The Royal Society for the Prevention of Cruelty to Animals in the UK reportedly killed 53,000 animals in 2011, many of them healthy or treatable.  The RSPCA’s 44% kill rate can not be blamed on an open admission status:

In 2009, the RSPCA, which is one of Britain’s biggest charities and receives £120 million a year in donations, stopped accepting stray animals and unwanted pets.

While the number of animals being adopted to new homes by the RSPCA has fallen, the number of convictions against pet owners has risen by 20%.  Critics claim that the organization’s focus on securing convictions has led to the drop in animals being adopted out as well as thug tactics against pet owners:

[In 2011], spinster Georgina Langley, 67, of West Hougham, Kent, was raided at her home by the RSPCA and had five of her 13 cats put down.
The charity prosecuted her for neglect, but Mr Smith, 62, came to her aid. After sending two of the cats’ bodies to the Royal Veterinary College (RVC) for an independent post-mortem, he said: ‘There appears to be no good reason why the RSPCA allowed these animals to be put to sleep.
‘The RVC post-mortems concluded the cats were healthy, with no signs of incorrect feeding or major problems with fleas or other illnesses.
‘They were very heavy-handed with an elderly lady and kept her standing out in her garden in the rain for hours while they searched her house.
[…]
Following a three-day trial in May 2012, the RSPCA dropped 11 of the 13 charges against Miss Langley.
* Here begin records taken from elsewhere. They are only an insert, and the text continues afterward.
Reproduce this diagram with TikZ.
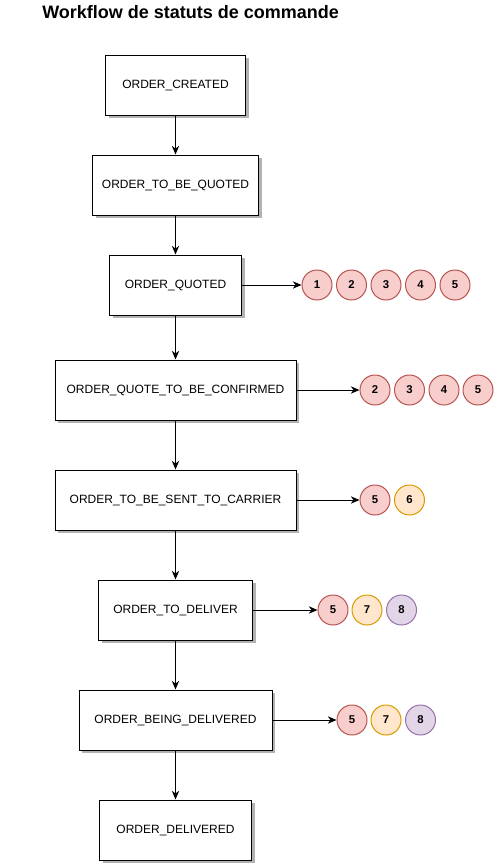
\documentclass[tikz,border=0pt]{standalone}
\usepackage{fontspec}
\setmainfont{Liberation Sans}
\usetikzlibrary{arrows.meta,shadows}
\definecolor{redf}{HTML}{F8CECC}\definecolor{redd}{HTML}{B85450}
\definecolor{orf}{HTML}{FFE6CC}\definecolor{ord}{HTML}{D79B00}
\definecolor{puf}{HTML}{E1D5E7}\definecolor{pud}{HTML}{9673A6}
\begin{document}
\begin{tikzpicture}[x=0.75pt,y=-0.75pt,
  state/.style={draw=black,fill=white,line width=0.75pt,inner sep=0pt,minimum height=45pt,font=\fontsize{9}{11}\selectfont,
    drop shadow={shadow xshift=2.25pt,shadow yshift=-2.25pt,fill=black!30,opacity=1}},
  num/.style={circle,draw,line width=0.75pt,minimum size=22.5pt,inner sep=0pt,font=\bfseries\fontsize{8.5}{10}\selectfont},
  rd/.style={num,fill=redf,draw=redd},
  og/.style={num,fill=orf,draw=ord},
  pp/.style={num,fill=puf,draw=pud},
  arr/.style={-{Stealth[length=6.5pt,width=5.5pt,inset=2pt]},line width=0.75pt}]
\useasboundingbox (0,0) rectangle (494,865);
\node[anchor=west,inner sep=0pt,font=\bfseries\fontsize{13.5}{16}\selectfont] (title) at (42,12) {Workflow de statuts de commande};

\node[state,minimum width=105pt] (s1) at (175.5,85) {ORDER\_CREATED};
\node[state,minimum width=124.5pt] (s2) at (175.5,185) {ORDER\_TO\_BE\_QUOTED};
\node[state,minimum width=99pt] (s3) at (175.5,285) {ORDER\_QUOTED};
\node[state,minimum width=180.75pt] (s4) at (175.5,390) {ORDER\_QUOTE\_TO\_BE\_CONFIRMED};
\node[state,minimum width=180.75pt] (s5) at (175.5,500) {ORDER\_TO\_BE\_SENT\_TO\_CARRIER};
\node[state,minimum width=115.5pt] (s6) at (175.5,610) {ORDER\_TO\_DELIVER};
\node[state,minimum width=144.75pt] (s7) at (175.5,720) {ORDER\_BEING\_DELIVERED};
\node[state,minimum width=114pt] (s8) at (175.5,830) {ORDER\_DELIVERED};

\foreach \a/\b in {s1/s2,s2/s3,s3/s4,s4/s5,s5/s6,s6/s7,s7/s8}
  \draw[arr] (\a.south) -- (\b.north);

% row 3
\node[rd] (c31) at (317,285) {1};
\node[rd] (c32) at (351.5,285) {2};
\node[rd] (c33) at (386,285) {3};
\node[rd] (c34) at (420.5,285) {4};
\node[rd] (c35) at (455,285) {5};
\draw[arr] (s3) -- (c31);
% row 4
\node[rd] (c42) at (375,390) {2};
\node[rd] (c43) at (409.5,390) {3};
\node[rd] (c44) at (444,390) {4};
\node[rd] (c45) at (478,390) {5};
\draw[arr] (s4) -- (c42);
% row 5
\node[rd] (c55) at (375,500) {5};
\node[og] (c56) at (409.5,500) {6};
\draw[arr] (s5) -- (c55);
% row 6
\node[rd] (c65) at (333,610) {5};
\node[og] (c67) at (367,610) {7};
\node[pp] (c68) at (401.5,610) {8};
\draw[arr] (s6) -- (c65);
% row 7
\node[rd] (c75) at (352,720) {5};
\node[og] (c77) at (386,720) {7};
\node[pp] (c78) at (420.5,720) {8};
\draw[arr] (s7) -- (c75);
\end{tikzpicture}
\end{document}
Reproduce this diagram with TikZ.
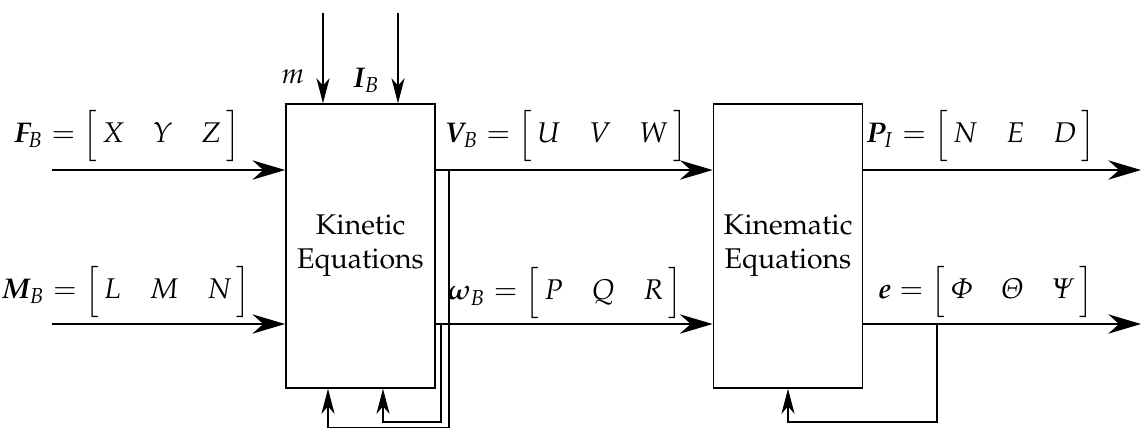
\documentclass[tikz,border=0pt]{standalone}
\usepackage[T1]{fontenc}
\usepackage{amsmath}
\usepackage[slantedGreek]{mathpazo}
\usepackage{bm}
\usetikzlibrary{arrows.meta}
\newcommand{\rowvec}[3]{\Big[\,\begin{matrix} #1 & #2 & #3\end{matrix}\,\Big]}
\tikzset{
  blk/.style={draw, line width=0.5pt, inner sep=0pt, minimum width=52.4pt, minimum height=99.7pt, align=center, font=\normalsize},
  mainarrow/.style={line width=0.7pt, -{Stealth[length=11.5pt,width=6.8pt,inset=3.8pt]}},
  smallarrow/.style={line width=0.5pt, -{Stealth[length=8.8pt,width=4.6pt,inset=2.6pt]}},
  lbl/.style={inner sep=0pt, anchor=south},
}
\begin{document}
\begin{tikzpicture}[x=0.351pt,y=-0.351pt]
\useasboundingbox (0,0) rectangle (1141,429);
% blocks
\node[blk] (kin) at (360.5,246) {Kinetic\\Equations};
\node[blk] (kmt) at (788,246) {Kinematic\\Equations};
% coordinates
\coordinate (f0) at (52,170);
\coordinate (m0) at (52,324);
\coordinate (t1) at (323,13);
\coordinate (t2) at (398,13);
\coordinate (pend) at (1141,170);
\coordinate (eend) at (1141,324);
\coordinate (vb) at (449,170);
\coordinate (wb) at (441,324);
\coordinate (eb) at (937,324);
\coordinate (fa) at (328,427.5);
\coordinate (fb) at (383,422);
\coordinate (fc) at (788,422);
% inputs
\draw[mainarrow] (f0) -- (kin.west |- f0);
\draw[mainarrow] (m0) -- (kin.west |- m0);
\draw[smallarrow] (t1) -- (t1 |- kin.north);
\draw[smallarrow] (t2) -- (t2 |- kin.north);
% intermediate
\draw[mainarrow] (kin.east |- f0) -- (kmt.west |- f0);
\draw[mainarrow] (kin.east |- m0) -- (kmt.west |- m0);
% outputs
\draw[mainarrow] (kmt.east |- pend) -- (pend);
\draw[mainarrow] (kmt.east |- eend) -- (eend);
% feedback
\draw[smallarrow] (vb) |- (fa) -- (fa |- kin.south);
\draw[smallarrow] (wb) |- (fb) -- (fb |- kin.south);
\draw[smallarrow] (eb) |- (fc) -- (fc |- kmt.south);
% labels
\node (ml) at (293,77) {$m$};
\node (il) at (366,80) {$\bm{I}_B$};
\node[lbl] (fl) at (127,163) {$\bm{F}_B = \rowvec{X}{Y}{Z}$};
\node[lbl] (mlb) at (126,319) {$\bm{M}_B = \rowvec{L}{M}{N}$};
\node[lbl] (vl) at (566,163) {$\bm{V}_B = \rowvec{U}{V}{W}$};
\node[lbl] (wl) at (565,320) {$\bm{\omega}_B = \rowvec{P}{Q}{R}$};
\node[lbl] (pl) at (981,163) {$\bm{P}_I = \rowvec{N}{E}{D}$};
\node[lbl] (el) at (986,319) {$\bm{e} = \rowvec{\Phi}{\Theta}{\Psi}$};
\end{tikzpicture}
\end{document}
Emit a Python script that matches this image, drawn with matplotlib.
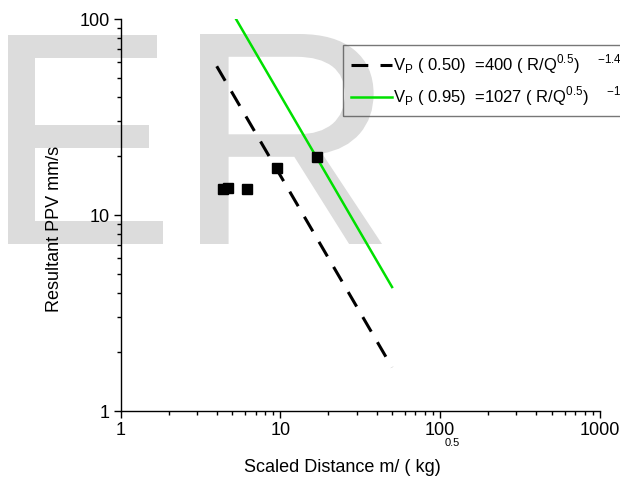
import matplotlib
matplotlib.use("Agg")
import matplotlib.pyplot as plt
from matplotlib.textpath import TextPath
from matplotlib.patches import PathPatch
from matplotlib.font_manager import FontProperties
from matplotlib.transforms import Affine2D, IdentityTransform

plt.rcParams['font.family'] = ['Liberation Sans', 'DejaVu Sans']
plt.rcParams['mathtext.fontset'] = 'custom'
plt.rcParams['mathtext.rm'] = 'Liberation Sans'

# data
meas_x = [4.37, 4.70, 6.18, 9.5, 16.9]
meas_y = [13.6, 13.7, 13.6, 17.4, 19.8]
fit50_x = [4, 50]
fit50_y = [57.4, 1.67]
fit95_x = [5, 50]
fit95_y = [107.9, 4.29]
label50 = r'V$_\mathregular{P}$ ( 0.50)  =400 ( R/Q$^\mathregular{0.5}$)    $^\mathregular{-1.4}$'
label95 = r'V$_\mathregular{P}$ ( 0.95)  =1027 ( R/Q$^\mathregular{0.5}$)    $^\mathregular{-1.4}$'
xticks = [1, 10, 100, 1000]
yticks = [1, 10, 100]

W, H = 620, 486
fig = plt.figure(figsize=(W/100, H/100), dpi=100)
ax = fig.add_axes([120.5/W, 1-411/H, (600-120.5)/W, (411-19)/H])

# watermark letters, fitted into pixel boxes (left, top, right, bottom)
fp = FontProperties(family='Liberation Sans')
for ch, (x0, y0, x1, y1) in [('E', (8, 35, 163, 244)), ('R', (200, 34, 382, 244))]:
    tp = TextPath((0, 0), ch, size=100, prop=fp)
    ext = tp.get_extents()
    sx = (x1 - x0) / ext.width
    sy = (y1 - y0) / ext.height
    tr = Affine2D().translate(-ext.x0, -ext.y0).scale(sx, sy).translate(x0, H - y1)
    patch = PathPatch(tr.transform_path(tp), facecolor='#dcdcdc', edgecolor='none',
                      transform=IdentityTransform(), zorder=0.5, clip_on=False)
    ax.add_artist(patch)

l1, = ax.plot(fit50_x, fit50_y, color='black', lw=2.2, dashes=(5.5, 4.0),
              dash_capstyle='butt', zorder=3, label=label50)
l2, = ax.plot(fit95_x, fit95_y, color='#00e000', lw=1.8, zorder=3, label=label95)
ax.plot(meas_x, meas_y, 's', color='black', markersize=7.5, zorder=4)

ax.set_xscale('log')
ax.set_yscale('log')
ax.set_xlim(1, 1000)
ax.set_ylim(1, 100)
ax.set_xticks(xticks)
ax.set_xticklabels([str(v) for v in xticks])
ax.set_yticks(yticks)
ax.set_yticklabels([str(v) for v in yticks])
for s in ['top', 'right']:
    ax.spines[s].set_visible(False)
for s in ['left', 'bottom']:
    ax.spines[s].set_linewidth(1.0)
ax.tick_params(which='major', length=5, width=1, labelsize=13, direction='out', pad=3)
ax.tick_params(which='minor', length=3, width=1, direction='out')
ax.set_facecolor('none')

fig.text(342/W, 1-468/H, 'Scaled Distance m/ ( kg)', fontsize=13,
         ha='center', va='center')
fig.text(452/W, 1-443/H, '0.5', fontsize=8, ha='center', va='center')
fig.text(55/W, 1-229/H, 'Resultant PPV mm/s', fontsize=13, rotation=90,
         ha='center', va='center')

leg = ax.legend(handles=[l1, l2], loc='upper left',
                bbox_to_anchor=(343/W, 1-45/H), bbox_transform=fig.transFigure,
                fontsize=12, frameon=True, fancybox=False, facecolor='none',
                edgecolor='#555555', handlelength=2.5, handletextpad=0.05,
                labelspacing=0.5, borderpad=0.45, borderaxespad=0)
leg.get_frame().set_linewidth(1.0)
leg.set_zorder(5)

fig.savefig('out.png', dpi=100)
The RSPCA, which routinely kills animals with a bolt gun, also shoots healthy/treatable pets to death as a form of “euthanasia” according to a whistleblower who worked for the organization for 2 years:

Ms Aubrey-Ward claimed large numbers of animals, particularly dogs, were put to sleep after being classed ‘unsuitable for rehoming’, but that the definition could be widely drawn to often include older animals, those needing veterinary care, dogs deemed ‘aggressive’ or larger dogs which were ‘hard to home’.
[…]
Ms Aubrey-Ward, 44, a divorced mother of four from Martock, Somerset, joined the RSPCA as a trainee inspector in 2007. But she soon found herself at odds with what she described as its ‘antiquated military-style’ regime which placed ‘prosecution and persecution’ of owners ahead of protection of their pets.
[…]
Later, she rescued a heavily pregnant ‘staffie’ bitch from a cruel owner, along with an aggressive male dog. ‘With some TLC in a nice kennels, and someone to work on her behaviour, she would have been OK. The dog warden and I tried hard to find a space for her but we couldn’t,’ she said.

‘The warden took the dogs to RPSCA Hillingdon, where a vet said they should be put to sleep if nowhere could be found for them, and they were killed round the back. The dog warden noosed them and I shot them.’

An RSPCA spokesman told the Daily Mail:

‘We do need to put animals to sleep when it is in their interests.
‘Nobody who works for the RSPCA wants to have to put rehomeable animals to sleep but it is a sad reality of the work that we do.’

Unadoptable.  Putting to sleep.  Killing is a kindness. Nobody WANTS to kill animals. DOMFL. I see pet killing hypocrites are exactly the same across the pond as they are here.

If you can’t own it, maybe you shouldn’t be doing it.